# Provided material start
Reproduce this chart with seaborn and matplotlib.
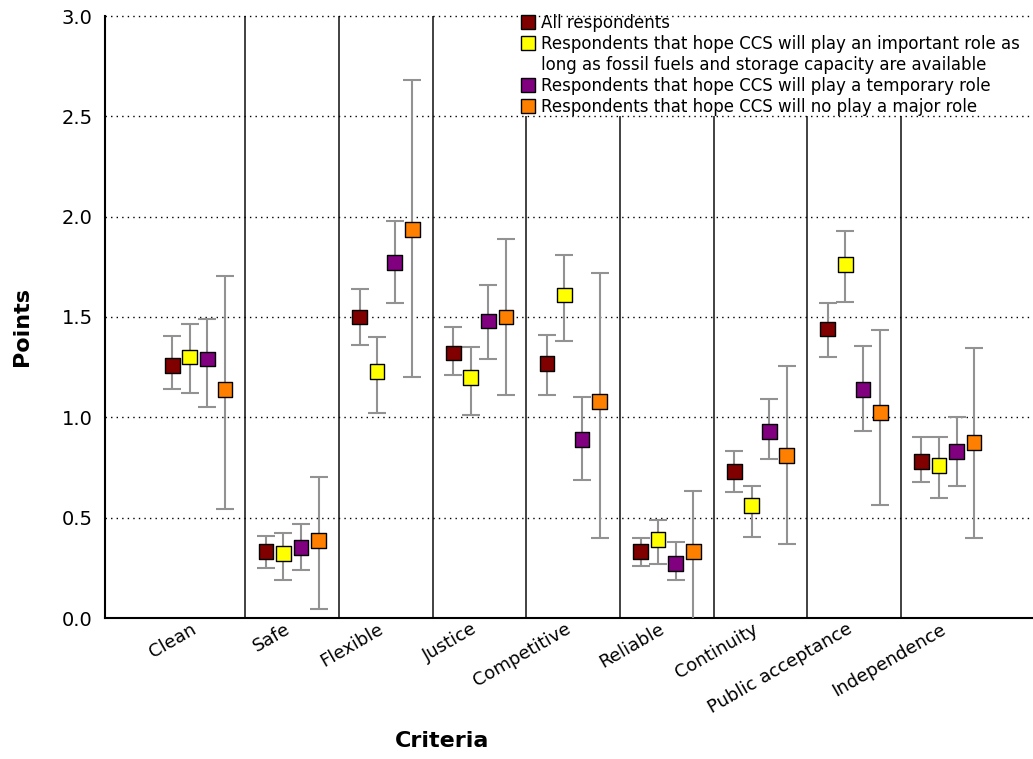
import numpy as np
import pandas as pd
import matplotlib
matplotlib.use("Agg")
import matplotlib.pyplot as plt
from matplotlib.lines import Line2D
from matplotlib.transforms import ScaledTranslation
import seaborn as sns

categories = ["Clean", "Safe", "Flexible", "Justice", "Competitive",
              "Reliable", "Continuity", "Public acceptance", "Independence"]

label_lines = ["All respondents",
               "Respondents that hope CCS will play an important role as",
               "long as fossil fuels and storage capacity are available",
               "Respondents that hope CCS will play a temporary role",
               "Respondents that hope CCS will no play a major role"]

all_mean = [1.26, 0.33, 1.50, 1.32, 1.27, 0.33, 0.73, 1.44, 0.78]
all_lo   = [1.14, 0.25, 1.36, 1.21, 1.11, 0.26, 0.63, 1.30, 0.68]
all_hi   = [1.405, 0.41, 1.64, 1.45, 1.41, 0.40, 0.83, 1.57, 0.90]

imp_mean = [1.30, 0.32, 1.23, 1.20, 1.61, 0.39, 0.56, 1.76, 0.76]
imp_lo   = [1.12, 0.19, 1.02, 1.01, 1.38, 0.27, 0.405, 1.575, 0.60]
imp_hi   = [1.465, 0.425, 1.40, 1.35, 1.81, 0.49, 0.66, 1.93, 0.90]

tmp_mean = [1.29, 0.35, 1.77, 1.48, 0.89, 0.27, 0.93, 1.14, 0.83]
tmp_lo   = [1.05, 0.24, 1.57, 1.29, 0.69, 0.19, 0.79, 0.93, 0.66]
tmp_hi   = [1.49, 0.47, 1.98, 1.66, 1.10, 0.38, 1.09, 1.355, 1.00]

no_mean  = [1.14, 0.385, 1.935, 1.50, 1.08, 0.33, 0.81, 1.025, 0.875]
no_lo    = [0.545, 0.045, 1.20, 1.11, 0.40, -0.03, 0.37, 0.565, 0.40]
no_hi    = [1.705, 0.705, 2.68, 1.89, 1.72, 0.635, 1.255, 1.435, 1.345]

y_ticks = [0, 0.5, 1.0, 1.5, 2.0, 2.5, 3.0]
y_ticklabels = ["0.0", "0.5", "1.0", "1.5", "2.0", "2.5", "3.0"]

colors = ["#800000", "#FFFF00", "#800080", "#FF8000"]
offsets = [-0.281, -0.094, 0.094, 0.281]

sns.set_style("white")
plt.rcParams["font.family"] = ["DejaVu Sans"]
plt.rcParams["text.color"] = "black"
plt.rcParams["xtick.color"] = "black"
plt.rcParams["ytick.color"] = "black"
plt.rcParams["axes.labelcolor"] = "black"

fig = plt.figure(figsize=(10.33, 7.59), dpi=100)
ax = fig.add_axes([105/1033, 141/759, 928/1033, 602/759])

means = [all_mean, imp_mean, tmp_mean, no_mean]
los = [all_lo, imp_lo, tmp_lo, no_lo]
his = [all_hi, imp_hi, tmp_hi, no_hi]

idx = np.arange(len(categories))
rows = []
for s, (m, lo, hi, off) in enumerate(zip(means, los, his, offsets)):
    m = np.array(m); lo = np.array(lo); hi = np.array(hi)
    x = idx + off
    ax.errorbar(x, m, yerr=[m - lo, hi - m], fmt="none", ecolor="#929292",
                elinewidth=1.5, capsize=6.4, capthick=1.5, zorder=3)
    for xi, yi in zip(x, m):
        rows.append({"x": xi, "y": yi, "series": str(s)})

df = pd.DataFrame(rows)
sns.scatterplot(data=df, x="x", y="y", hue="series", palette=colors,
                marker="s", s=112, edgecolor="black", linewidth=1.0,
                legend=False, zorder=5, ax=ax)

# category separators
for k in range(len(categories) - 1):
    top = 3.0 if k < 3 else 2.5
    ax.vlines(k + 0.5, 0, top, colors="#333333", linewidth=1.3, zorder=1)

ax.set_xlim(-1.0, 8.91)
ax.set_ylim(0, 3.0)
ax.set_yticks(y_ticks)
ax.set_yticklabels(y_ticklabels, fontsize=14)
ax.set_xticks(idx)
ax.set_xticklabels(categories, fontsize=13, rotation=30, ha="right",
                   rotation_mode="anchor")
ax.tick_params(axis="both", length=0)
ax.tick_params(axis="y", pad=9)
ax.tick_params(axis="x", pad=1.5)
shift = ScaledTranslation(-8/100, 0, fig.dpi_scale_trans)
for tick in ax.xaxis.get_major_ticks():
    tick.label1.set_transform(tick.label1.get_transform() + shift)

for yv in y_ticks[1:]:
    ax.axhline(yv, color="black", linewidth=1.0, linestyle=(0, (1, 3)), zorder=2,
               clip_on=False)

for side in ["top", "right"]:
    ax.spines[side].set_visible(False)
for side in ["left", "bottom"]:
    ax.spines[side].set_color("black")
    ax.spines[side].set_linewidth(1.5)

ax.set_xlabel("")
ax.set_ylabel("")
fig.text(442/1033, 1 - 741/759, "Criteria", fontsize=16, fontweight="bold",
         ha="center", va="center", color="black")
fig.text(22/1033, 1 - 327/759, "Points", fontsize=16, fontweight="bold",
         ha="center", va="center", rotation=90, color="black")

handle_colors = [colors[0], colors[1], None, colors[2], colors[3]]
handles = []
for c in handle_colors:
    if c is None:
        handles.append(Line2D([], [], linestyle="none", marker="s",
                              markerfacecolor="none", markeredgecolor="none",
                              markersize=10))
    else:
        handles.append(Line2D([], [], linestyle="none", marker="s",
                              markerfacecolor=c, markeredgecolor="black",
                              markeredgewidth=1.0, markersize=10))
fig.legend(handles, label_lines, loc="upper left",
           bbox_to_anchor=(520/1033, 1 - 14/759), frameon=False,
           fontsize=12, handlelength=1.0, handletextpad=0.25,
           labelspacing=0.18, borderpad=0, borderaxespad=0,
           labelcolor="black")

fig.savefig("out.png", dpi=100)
# Provided material end
> **Stated goal**
Quote the listing above in full, except for the pictures.

> **Answer below**
Reproduce this chart with seaborn and matplotlib.
import numpy as np
import pandas as pd
import matplotlib
matplotlib.use("Agg")
import matplotlib.pyplot as plt
from matplotlib.lines import Line2D
from matplotlib.transforms import ScaledTranslation
import seaborn as sns

categories = ["Clean", "Safe", "Flexible", "Justice", "Competitive",
              "Reliable", "Continuity", "Public acceptance", "Independence"]

label_lines = ["All respondents",
               "Respondents that hope CCS will play an important role as",
               "long as fossil fuels and storage capacity are available",
               "Respondents that hope CCS will play a temporary role",
               "Respondents that hope CCS will no play a major role"]

all_mean = [1.26, 0.33, 1.50, 1.32, 1.27, 0.33, 0.73, 1.44, 0.78]
all_lo   = [1.14, 0.25, 1.36, 1.21, 1.11, 0.26, 0.63, 1.30, 0.68]
all_hi   = [1.405, 0.41, 1.64, 1.45, 1.41, 0.40, 0.83, 1.57, 0.90]

imp_mean = [1.30, 0.32, 1.23, 1.20, 1.61, 0.39, 0.56, 1.76, 0.76]
imp_lo   = [1.12, 0.19, 1.02, 1.01, 1.38, 0.27, 0.405, 1.575, 0.60]
imp_hi   = [1.465, 0.425, 1.40, 1.35, 1.81, 0.49, 0.66, 1.93, 0.90]

tmp_mean = [1.29, 0.35, 1.77, 1.48, 0.89, 0.27, 0.93, 1.14, 0.83]
tmp_lo   = [1.05, 0.24, 1.57, 1.29, 0.69, 0.19, 0.79, 0.93, 0.66]
tmp_hi   = [1.49, 0.47, 1.98, 1.66, 1.10, 0.38, 1.09, 1.355, 1.00]

no_mean  = [1.14, 0.385, 1.935, 1.50, 1.08, 0.33, 0.81, 1.025, 0.875]
no_lo    = [0.545, 0.045, 1.20, 1.11, 0.40, -0.03, 0.37, 0.565, 0.40]
no_hi    = [1.705, 0.705, 2.68, 1.89, 1.72, 0.635, 1.255, 1.435, 1.345]

y_ticks = [0, 0.5, 1.0, 1.5, 2.0, 2.5, 3.0]
y_ticklabels = ["0.0", "0.5", "1.0", "1.5", "2.0", "2.5", "3.0"]

colors = ["#800000", "#FFFF00", "#800080", "#FF8000"]
offsets = [-0.281, -0.094, 0.094, 0.281]

sns.set_style("white")
plt.rcParams["font.family"] = ["DejaVu Sans"]
plt.rcParams["text.color"] = "black"
plt.rcParams["xtick.color"] = "black"
plt.rcParams["ytick.color"] = "black"
plt.rcParams["axes.labelcolor"] = "black"

fig = plt.figure(figsize=(10.33, 7.59), dpi=100)
ax = fig.add_axes([105/1033, 141/759, 928/1033, 602/759])

means = [all_mean, imp_mean, tmp_mean, no_mean]
los = [all_lo, imp_lo, tmp_lo, no_lo]
his = [all_hi, imp_hi, tmp_hi, no_hi]

idx = np.arange(len(categories))
rows = []
for s, (m, lo, hi, off) in enumerate(zip(means, los, his, offsets)):
    m = np.array(m); lo = np.array(lo); hi = np.array(hi)
    x = idx + off
    ax.errorbar(x, m, yerr=[m - lo, hi - m], fmt="none", ecolor="#929292",
                elinewidth=1.5, capsize=6.4, capthick=1.5, zorder=3)
    for xi, yi in zip(x, m):
        rows.append({"x": xi, "y": yi, "series": str(s)})

df = pd.DataFrame(rows)
sns.scatterplot(data=df, x="x", y="y", hue="series", palette=colors,
                marker="s", s=112, edgecolor="black", linewidth=1.0,
                legend=False, zorder=5, ax=ax)

# category separators
for k in range(len(categories) - 1):
    top = 3.0 if k < 3 else 2.5
    ax.vlines(k + 0.5, 0, top, colors="#333333", linewidth=1.3, zorder=1)

ax.set_xlim(-1.0, 8.91)
ax.set_ylim(0, 3.0)
ax.set_yticks(y_ticks)
ax.set_yticklabels(y_ticklabels, fontsize=14)
ax.set_xticks(idx)
ax.set_xticklabels(categories, fontsize=13, rotation=30, ha="right",
                   rotation_mode="anchor")
ax.tick_params(axis="both", length=0)
ax.tick_params(axis="y", pad=9)
ax.tick_params(axis="x", pad=1.5)
shift = ScaledTranslation(-8/100, 0, fig.dpi_scale_trans)
for tick in ax.xaxis.get_major_ticks():
    tick.label1.set_transform(tick.label1.get_transform() + shift)

for yv in y_ticks[1:]:
    ax.axhline(yv, color="black", linewidth=1.0, linestyle=(0, (1, 3)), zorder=2,
               clip_on=False)

for side in ["top", "right"]:
    ax.spines[side].set_visible(False)
for side in ["left", "bottom"]:
    ax.spines[side].set_color("black")
    ax.spines[side].set_linewidth(1.5)

ax.set_xlabel("")
ax.set_ylabel("")
fig.text(442/1033, 1 - 741/759, "Criteria", fontsize=16, fontweight="bold",
         ha="center", va="center", color="black")
fig.text(22/1033, 1 - 327/759, "Points", fontsize=16, fontweight="bold",
         ha="center", va="center", rotation=90, color="black")

handle_colors = [colors[0], colors[1], None, colors[2], colors[3]]
handles = []
for c in handle_colors:
    if c is None:
        handles.append(Line2D([], [], linestyle="none", marker="s",
                              markerfacecolor="none", markeredgecolor="none",
                              markersize=10))
    else:
        handles.append(Line2D([], [], linestyle="none", marker="s",
                              markerfacecolor=c, markeredgecolor="black",
                              markeredgewidth=1.0, markersize=10))
fig.legend(handles, label_lines, loc="upper left",
           bbox_to_anchor=(520/1033, 1 - 14/759), frameon=False,
           fontsize=12, handlelength=1.0, handletextpad=0.25,
           labelspacing=0.18, borderpad=0, borderaxespad=0,
           labelcolor="black")

fig.savefig("out.png", dpi=100)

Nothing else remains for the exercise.